• SET PROBLEM: Reproduce nothing but the lines from the start of the material through the line that includes "import plotly.graph_objects as go", both ends included, and omit every picture.

• SOURCE MATERIAL:
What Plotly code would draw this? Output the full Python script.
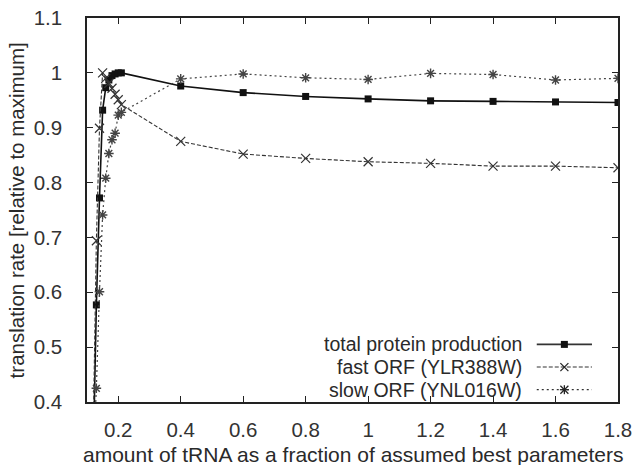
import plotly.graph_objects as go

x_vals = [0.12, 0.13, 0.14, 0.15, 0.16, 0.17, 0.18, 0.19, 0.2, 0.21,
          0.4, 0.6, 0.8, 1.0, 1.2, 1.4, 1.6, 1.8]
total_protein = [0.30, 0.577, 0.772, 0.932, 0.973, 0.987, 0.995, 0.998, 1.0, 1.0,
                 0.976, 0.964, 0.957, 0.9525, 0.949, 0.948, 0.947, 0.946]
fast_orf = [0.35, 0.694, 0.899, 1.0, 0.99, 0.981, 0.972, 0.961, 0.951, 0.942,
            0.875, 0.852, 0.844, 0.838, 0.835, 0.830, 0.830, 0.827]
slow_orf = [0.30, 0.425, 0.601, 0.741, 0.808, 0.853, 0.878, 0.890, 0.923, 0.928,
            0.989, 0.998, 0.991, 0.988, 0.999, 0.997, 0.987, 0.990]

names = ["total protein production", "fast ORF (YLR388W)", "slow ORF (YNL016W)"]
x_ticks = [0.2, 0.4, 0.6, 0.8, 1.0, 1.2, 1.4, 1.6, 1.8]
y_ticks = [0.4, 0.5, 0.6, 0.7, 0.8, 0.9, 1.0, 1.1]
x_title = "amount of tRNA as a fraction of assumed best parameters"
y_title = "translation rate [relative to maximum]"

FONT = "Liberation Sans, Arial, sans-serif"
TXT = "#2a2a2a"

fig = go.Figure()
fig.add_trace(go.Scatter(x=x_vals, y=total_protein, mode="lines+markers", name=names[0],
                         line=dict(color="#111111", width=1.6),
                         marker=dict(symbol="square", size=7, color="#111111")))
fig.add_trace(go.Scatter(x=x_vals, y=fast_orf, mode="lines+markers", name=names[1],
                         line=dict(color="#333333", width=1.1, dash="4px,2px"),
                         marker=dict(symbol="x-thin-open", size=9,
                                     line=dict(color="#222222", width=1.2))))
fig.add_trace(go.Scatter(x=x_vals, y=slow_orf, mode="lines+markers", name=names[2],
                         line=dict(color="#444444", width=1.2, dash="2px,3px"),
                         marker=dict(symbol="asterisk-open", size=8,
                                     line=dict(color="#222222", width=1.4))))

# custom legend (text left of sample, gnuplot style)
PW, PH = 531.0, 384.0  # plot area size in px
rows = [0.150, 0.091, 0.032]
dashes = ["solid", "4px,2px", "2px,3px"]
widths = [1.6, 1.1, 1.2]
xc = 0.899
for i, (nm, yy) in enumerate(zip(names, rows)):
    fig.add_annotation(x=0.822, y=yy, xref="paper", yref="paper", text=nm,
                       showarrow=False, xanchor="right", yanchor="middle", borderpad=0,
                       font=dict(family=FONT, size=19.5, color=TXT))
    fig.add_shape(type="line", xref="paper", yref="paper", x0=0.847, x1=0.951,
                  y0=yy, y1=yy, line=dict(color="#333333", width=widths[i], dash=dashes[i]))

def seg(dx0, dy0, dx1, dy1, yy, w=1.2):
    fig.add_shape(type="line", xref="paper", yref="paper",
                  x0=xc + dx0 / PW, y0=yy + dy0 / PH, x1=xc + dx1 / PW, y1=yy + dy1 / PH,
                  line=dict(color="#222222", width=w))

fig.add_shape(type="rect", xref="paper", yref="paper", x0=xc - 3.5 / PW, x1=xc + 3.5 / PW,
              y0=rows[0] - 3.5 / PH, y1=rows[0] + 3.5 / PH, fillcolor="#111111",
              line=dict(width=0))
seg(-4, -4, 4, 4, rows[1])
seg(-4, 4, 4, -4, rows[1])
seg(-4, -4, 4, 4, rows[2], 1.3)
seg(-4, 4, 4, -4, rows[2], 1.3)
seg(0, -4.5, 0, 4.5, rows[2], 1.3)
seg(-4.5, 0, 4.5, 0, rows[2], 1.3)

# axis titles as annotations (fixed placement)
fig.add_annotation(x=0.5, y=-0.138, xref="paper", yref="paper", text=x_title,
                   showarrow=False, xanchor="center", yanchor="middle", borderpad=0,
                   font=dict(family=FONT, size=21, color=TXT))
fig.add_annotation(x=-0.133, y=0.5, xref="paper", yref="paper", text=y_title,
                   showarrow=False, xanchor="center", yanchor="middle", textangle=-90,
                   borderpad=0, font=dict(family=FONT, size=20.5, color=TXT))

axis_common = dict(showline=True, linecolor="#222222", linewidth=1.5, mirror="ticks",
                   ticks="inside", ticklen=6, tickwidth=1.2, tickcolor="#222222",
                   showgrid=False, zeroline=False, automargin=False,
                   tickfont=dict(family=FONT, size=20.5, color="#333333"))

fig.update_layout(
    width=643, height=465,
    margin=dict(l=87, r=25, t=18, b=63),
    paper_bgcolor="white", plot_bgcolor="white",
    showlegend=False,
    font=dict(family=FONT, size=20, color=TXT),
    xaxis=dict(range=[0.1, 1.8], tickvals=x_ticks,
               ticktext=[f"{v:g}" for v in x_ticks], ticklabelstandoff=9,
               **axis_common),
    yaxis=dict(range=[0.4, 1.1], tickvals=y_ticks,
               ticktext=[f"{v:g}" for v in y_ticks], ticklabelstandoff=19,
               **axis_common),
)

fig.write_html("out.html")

• EXERCISE RESPONSE:
What Plotly code would draw this? Output the full Python script.
import plotly.graph_objects as go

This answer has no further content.